Re: R-9 overdrive not engaging now.

Posted by HH56 On 2018/8/26 14:01:47
The governor providing ground thru the lockout and kickdown switches brings in the relay you probably pushed down. Can you ground terminal 5 of the relay box and have them come in? Do you hear the solenoid clunk or make any noise at the same time? If so the problem is in the governor or that series string of switches. One problem others have had develop is the lockout switch located on the end of the dash knob assy rides against the rod as the knob is moved in or out. A groove can wear in the plastic button and if it wears deep enough the lockout switch plunger doesn't move far enough to close the switch. The switch is also a known issue with intermittent OD operation as vibration can make the switch open and close if plunger is worn to the point contacts are barely closed.

If you pushed the double contact relay located in the box between terminals 1 and 4 in the photo it should bring in the other relay as well as the solenoid. Since it apparently did bring in the second relay the box has power but did you hear any noise from the solenoid or did you notice if the light came on? The first relay feeds power to the second relay, terminal 4 of the box and out to the light and solenoid terminal 4. By going thru the coil of the second relay and then out, voltage is also delivered to terminal 3 of the solenoid. Both terminals need power for the solenoid to come in and stay in. If 4 does not have power the solenoid cannot pull in and if 3 does not have power solenoid will not stay in but will rather try to rapidly pull in and drop out making a horrific noise.

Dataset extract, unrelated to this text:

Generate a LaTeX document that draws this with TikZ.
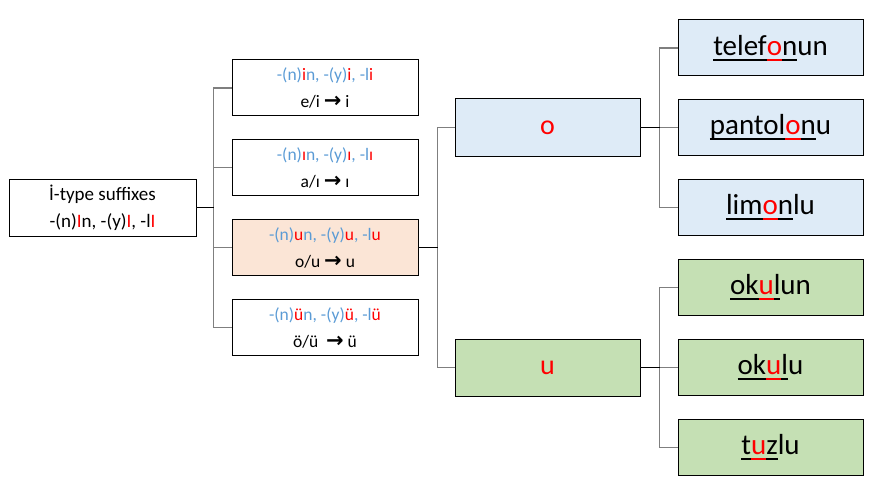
\documentclass[tikz,border=0pt]{standalone}
\usepackage{fontspec}
\setmainfont{Carlito}
\newfontfamily\arrowfont{DejaVu Sans}
\usetikzlibrary{positioning}
\definecolor{sufblue}{HTML}{5B9BD5}
\definecolor{hired}{HTML}{FF0000}
\definecolor{ofill}{HTML}{DEEBF7}
\definecolor{ufill}{HTML}{C5E0B4}
\definecolor{pfill}{HTML}{FBE5D6}
\definecolor{treegray}{HTML}{7F7F7F}
\newcommand{\hv}[1]{\textcolor{hired}{#1}}
\newcommand{\ulx}[1]{\setbox0\hbox{#1}\rlap{\rule[-5.5pt]{\wd0}{2.2pt}}\box0}
\newcommand{\ulr}[1]{{\color{hired}\ulx{#1}}}
\newcommand{\goesto}{{\arrowfont\bfseries\fontsize{21}{27}\selectfont →}}

\begin{document}
\begin{tikzpicture}[x=1pt, y=-1pt,
  box/.style={draw, line width=1pt, align=center, inner sep=0pt},
  rootbox/.style={box, minimum width=187pt, minimum height=57pt,
    font=\fontsize{19}{27}\selectfont},
  sufbox/.style={box, minimum width=186pt, minimum height=56pt,
    font=\fontsize{17.5}{27}\selectfont},
  vowel/.style={box, minimum width=185pt, minimum height=57pt,
    text=hired, font=\fontsize{28}{32}\selectfont},
  word/.style={box, minimum width=185pt, minimum height=56pt,
    font=\fontsize{29}{32}\selectfont},
  tree/.style={draw=treegray, line width=1.4pt}
]
  \useasboundingbox (0,0) rectangle (896,484);

  % Root
  \node[rootbox] (root) at (102.5, 207.5)
    {İ-type suffixes\\-(n)\hv{I}n, -(y)\hv{I}, -l\hv{I}};

  % Suffix groups
  \node[sufbox] (s1) at (325, 88)
    {{\color{sufblue}-(n)\hv{i}n, -(y)\hv{i}, -l\hv{i}}\\e/i \goesto{} i};
  \node[sufbox] (s2) at (325, 167.5)
    {{\color{sufblue}-(n)\hv{ı}n, -(y)\hv{ı}, -l\hv{ı}}\\a/ı \goesto{} ı};
  \node[sufbox, fill=pfill] (s3) at (325, 247.5)
    {{\color{sufblue}-(n)\hv{u}n, -(y)\hv{u}, -l\hv{u}}\\o/u \goesto{} u};
  \node[sufbox] (s4) at (325, 327.5)
    {{\color{sufblue}-(n)\hv{ü}n, -(y)\hv{ü}, -l\hv{ü}}\\ö/ü \ \goesto{} ü};

  % Last vowel
  \node[vowel, fill=ofill] (o) at (547.5, 127.5) {o};
  \node[vowel, fill=ufill] (u) at (547.5, 367.5) {u};

  % Examples
  \node[word, fill=ofill] (telefonun) at (770.5, 48)
    {\ulx{telef}\ulr{o}\ulx{n}un};
  \node[word, fill=ofill] (pantolonu) at (770.5, 127.5)
    {\ulx{pantol}\ulr{o}\ulx{n}u};
  \node[word, fill=ofill] (limonlu) at (770.5, 207.5)
    {\ulx{lim}\ulr{o}\ulx{n}lu};
  \node[word, fill=ufill] (okulun) at (770.5, 287.5)
    {\ulx{ok}\ulr{u}\ulx{l}un};
  \node[word, fill=ufill] (okulu) at (770.5, 367.5)
    {\ulx{ok}\ulr{u}\ulx{l}u};
  \node[word, fill=ufill] (tuzlu) at (770.5, 447.5)
    {\ulx{t}\ulr{u}\ulx{z}lu};

  % Brackets
  \foreach \n in {s1,s2,s3,s4}
    \draw[tree] (root.east) -- ++(17,0) |- (\n.west);
  \foreach \n in {o,u}
    \draw[tree] (s3.east) -- ++(19,0) |- (\n.west);
  \foreach \n in {telefonun,pantolonu,limonlu}
    \draw[tree] (o.east) -- ++(19,0) |- (\n.west);
  \foreach \n in {okulun,okulu,tuzlu}
    \draw[tree] (u.east) -- ++(19,0) |- (\n.west);
  \draw[line width=1.4pt] (root.east) -- ++(17,0);
  \draw[line width=1.4pt] (s3.east) -- ++(19,0);
  \draw[line width=1.4pt] (o.east) -- ++(19,0);
  \draw[line width=1.4pt] (u.east) -- ++(19,0);
\end{tikzpicture}
\end{document}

If you have power on both terminals but the solenoid does not make any noise or try to come in, assuming the pull in coil is OK there is a set of contacts inside the solenoid that could have pitted or burned so that power is not flowing thru the coil. The contacts in the solenoid were a serviceable item and do pit because of the heavy current and arc developed when they open to drop out the pull in coil as the solenoid plunger extends fully. The hold coil alone is not strong enough to bring in the solenoid on its own.

You mentioned connectors at the governor and solenoid being replaced but does your car still have the two piece loom with the original black plastic inline connectors located about 3 ft from the OD or on the X part of the frame roughly under the drivers foot area? Those connectors were known to cause problems too. Assuming there are no breaks or disconnections, if the connectors are corroded inadequate amperage or voltage to the solenoid could also be an issue.